The consequent intermission of well over an hour irritated concert-goers.
And the problems continued after the show. Most of the musicians’ checks bounced and, even worse, the recording failed to pick up Mingus’ bass. After being persuaded not to destroy the tapes, the fiery Mingus overdubbed his instrument. (Craft’s repackaging of the concert includes both versions.)
Contractual complications also resulted in Parker being listed as “Charlie Chan” on the original release of the recording.
In spite of, and perhaps partly in recognition of these obstacles, “The Penguin Guide to Jazz Recordings” calls the concert “a remarkable experience, not to be missed.”
The most treasured element of the Massey concert, Parker’s plastic saxophone, is now housed in a glass case in Kansas City’s Historic 18th and Vine jazz district, about six miles from Parker’s 1920 birthplace in Kansas City, Kansas.
“It's our significant artifact that we have in the collection,” Bennett says.
“It symbolizes his great artistry and his brilliance — I mean, it's made out of 1950s, cheap plastic, you know? And he didn't miss a beat.”

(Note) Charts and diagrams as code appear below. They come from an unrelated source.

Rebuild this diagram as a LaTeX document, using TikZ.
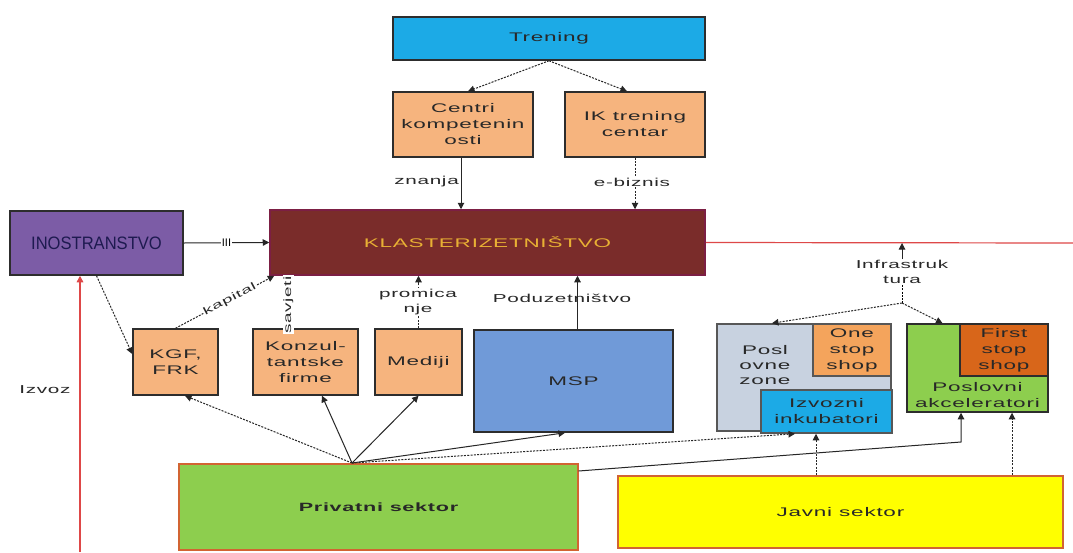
\documentclass[tikz,border=0pt]{standalone}
\usepackage{fontspec}
\setmainfont{Liberation Sans}
\newfontfamily\widefont{Liberation Sans}[FakeStretch=1.8,LetterSpace=6]
\newfontfamily\narrowfont{Liberation Sans}[FakeStretch=0.92]
\usetikzlibrary{arrows.meta}
\definecolor{cTrening}{RGB}{28,170,230}
\definecolor{cPeach}{RGB}{246,180,126}
\definecolor{cKlaster}{RGB}{122,44,42}
\definecolor{cGold}{RGB}{232,176,52}
\definecolor{cIno}{RGB}{124,92,166}
\definecolor{cNavy}{RGB}{30,26,80}
\definecolor{cMsp}{RGB}{112,154,216}
\definecolor{cZone}{RGB}{200,210,224}
\definecolor{cOne}{RGB}{244,164,92}
\definecolor{cFirst}{RGB}{216,102,26}
\definecolor{cGreen}{RGB}{141,206,78}
\definecolor{cYellow}{RGB}{255,255,0}
\definecolor{cEdgeO}{RGB}{210,100,50}
\definecolor{cRed}{RGB}{222,72,72}
\definecolor{cLine}{RGB}{45,45,45}
\definecolor{cText}{RGB}{40,40,40}
\tikzset{
  box/.style={draw=cLine, line width=1.5pt, inner sep=0pt, align=center,
    text=cText, font=\widefont\fontsize{12.5}{16}\selectfont},
  lbl/.style={inner sep=1pt, align=center, text=cText,
    font=\widefont\fontsize{11.5}{15}\selectfont},
  arr/.style={-{Triangle[length=6.5pt,width=6.5pt]}, line width=1pt, draw=black!85},
  dotl/.style={dash pattern=on 2pt off 1.3pt}
}
\begin{document}
\begin{tikzpicture}[x=1pt,y=-1pt]
\useasboundingbox[fill=white] (0,0) rectangle (1073,552);
% boxes
\node[box, fill=cTrening, minimum width=312, minimum height=43] (trening) at (549,38.5) {Trening};
\node[box, fill=cPeach, minimum width=140, minimum height=65] (centri) at (463,124.5) {Centri\\kompetenin\\osti};
\node[box, fill=cPeach, minimum width=140, minimum height=65] (ik) at (635,124.5) {IK trening\\centar};
\node[box, draw=cKlaster!70!violet, fill=cKlaster, minimum width=435, minimum height=65, text=cGold] (klaster) at (487.5,242.5) {KLASTERIZETNIŠTVO};
\node[box, fill=cIno, minimum width=173, minimum height=64, text=cNavy, font=\narrowfont\fontsize{18}{19}\selectfont] (ino) at (96.5,243) {INOSTRANSTVO};
\node[box, fill=cPeach, minimum width=85, minimum height=66] (kgf) at (175.5,362) {KGF,\\FRK};
\node[box, fill=cPeach, minimum width=105, minimum height=66] (konzul) at (305.5,362) {Konzul-\\tantske\\firme};
\node[box, fill=cPeach, minimum width=87, minimum height=66] (mediji) at (418.5,362) {Mediji};
\node[box, fill=cMsp, minimum width=199, minimum height=102] (msp) at (573.5,381) {MSP};
\node[box, draw=cLine!80, fill=cZone, minimum width=174, minimum height=107] (zone) at (804,377.5) {};
\node[lbl, font=\widefont\fontsize{12.5}{15}\selectfont] (zonelbl) at (765,365) {Posl\\ovne\\zone};
\node[box, draw=cLine!80, fill=cOne, minimum width=78, minimum height=52] (onestop) at (852,350) {One\\stop\\shop};
\node[box, draw=cLine!80, fill=cTrening, minimum width=131, minimum height=43] (izvozni) at (826.5,411.5) {Izvozni\\inkubatori};
\node[box, fill=cGreen, minimum width=141, minimum height=88] (akcel) at (977.5,368) {};
\node[box, fill=cFirst, minimum width=88, minimum height=52] (firststop) at (1004,350) {First\\stop\\shop};
\node[lbl, font=\widefont\fontsize{12.5}{16}\selectfont] (akcellbl) at (977.5,395) {Poslovni\\akceleratori};
\node[box, draw=cEdgeO, line width=1.2pt, fill=cGreen, minimum width=399, minimum height=86, font=\widefont\bfseries\fontsize{12}{14}\selectfont] (privatni) at (378.5,507) {Privatni sektor};
\node[box, draw=cEdgeO, line width=1.4pt, fill=cYellow, minimum width=445, minimum height=72] (javni) at (840.5,512) {Javni sektor};
% coordinates
\coordinate (izvozBottom) at (80,552);
\coordinate (redEnd) at (1073,243);
\coordinate (infraTip) at (902,243);
\coordinate (infraHub) at (902,303);
\coordinate (pvHub) at (352,463);
\coordinate (pvBend) at (961,442);
% top
\draw[arr, dotl] (trening.south) -- ([xshift=5pt]centri.north);
\draw[arr, dotl] (trening.south) -- ([xshift=-8pt]ik.north);
\draw[arr] ([xshift=-2pt]centri.south) -- ([xshift=-2pt]centri.south |- klaster.north);
\node[lbl, anchor=east] (znanja) at (460,182) {znanja};
\draw[arr, dotl] (ik.south) -- (ik.south |- klaster.north);
\node[lbl, fill=white] (ebiz) at (632,182) {e-biznis};
% ino
\draw[arr] (ino.east) -- (klaster.west) node[midway, fill=white, inner sep=1pt, font=\fontsize{11}{11}\selectfont, text=black] (iii) {III};
\draw[arr, draw=cRed, line width=1.4pt] (izvozBottom) -- (izvozBottom |- ino.south);
\node[lbl] (izvoz) at (45,390) {Izvoz};
\draw[draw=cRed, line width=1.2pt] (klaster.east) -- (redEnd);
\draw[arr, dotl] ([xshift=0pt]ino.south) -- ([yshift=8pt]kgf.west);
\draw[arr, dotl] (kgf.north) -- ([xshift=5pt]klaster.south west) node[pos=0.55, sloped, fill=white, inner sep=0.5pt, font=\widefont\fontsize{10.5}{12}\selectfont, text=cText] (kapital) {kapital};
\draw[arr, dotl] ([xshift=-17pt]konzul.north) -- ([xshift=-17pt]konzul.north |- klaster.south) node[pos=0.45, rotate=90, fill=white, inner sep=0.5pt, font=\widefont\fontsize{10.5}{12}\selectfont, text=cText] (savjeti) {savjeti};
\draw[arr, dotl] (mediji.north) -- (mediji.north |- klaster.south);
\node[lbl, fill=white] (promica) at (418,302) {promica\\nje};
\node[lbl] (poduz) at (562,298) {Poduzetništvo};
\draw[arr] ([xshift=4pt]msp.north) -- ([xshift=4pt]msp.north |- klaster.south);
% infrastruktura
\node[lbl, fill=white] (infra) at (902,272) {Infrastruk\\tura};
\draw[arr] (infra.north) -- (infraTip);
\draw[dotl, line width=1pt] (infra.south) -- (infraHub);
\draw[arr, dotl] (infraHub) -- ([xshift=-32pt]zone.north);
\draw[arr, dotl] (infraHub) -- ([xshift=-35pt]akcel.north);
% privatni
\draw[arr, dotl] (pvHub) -- ([xshift=9.5pt]kgf.south);
\draw[arr] (pvHub) -- ([xshift=16.5pt]konzul.south);
\draw[arr] (pvHub) -- (mediji.south);
\draw[arr] (pvHub) -- ([xshift=-8.5pt]msp.south);
\draw[arr, dotl] (pvHub) -- ([xshift=-31.5pt]izvozni.south);
\draw[arr] ([yshift=36pt]privatni.east) -- (pvBend) -- (pvBend |- akcel.south);
% javni
\draw[arr, dotl] ([xshift=-24.5pt]javni.north) -- ([xshift=-24.5pt]javni.north |- izvozni.south);
\draw[arr, dotl] ([xshift=34.5pt]akcel.south |- javni.north) -- ([xshift=34.5pt]akcel.south);
\end{tikzpicture}
\end{document}
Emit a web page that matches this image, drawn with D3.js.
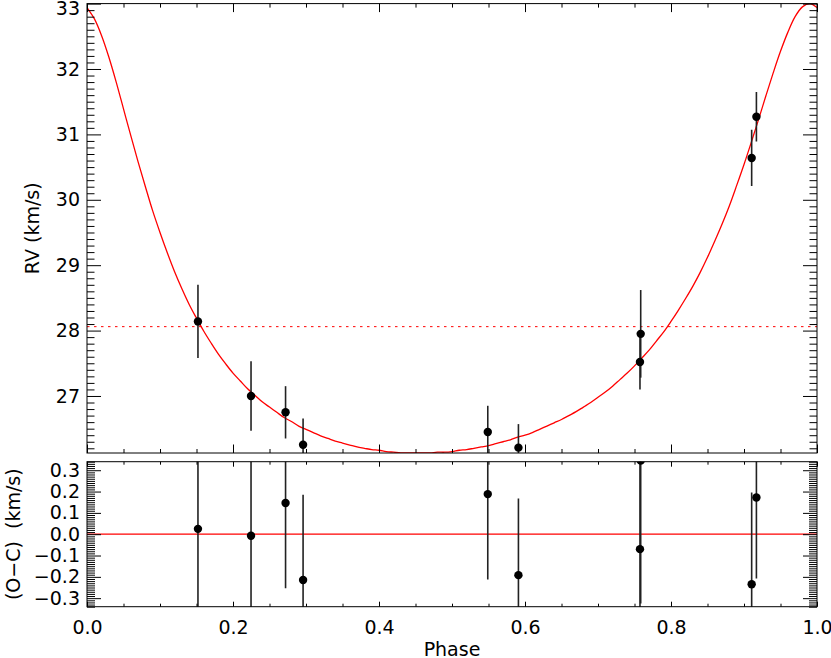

Parker died in New York only 22 months after the Massey Hall concert. At 35 years old, his official cause of death was pneumonia and an ulcer.
“When you listen to that concert, it seemed like there was nothing holding him back,” says Gerald Dunn, director of entertainment at the American Jazz Museum. “You don't have a piece of metal taking your personality away, that plastic horn allows your voice to speak through more freely.”
The one-of-a-kind performance comes through more clearly than ever on “Hot House: The Complete Jazz at Massey Hall Recordings.”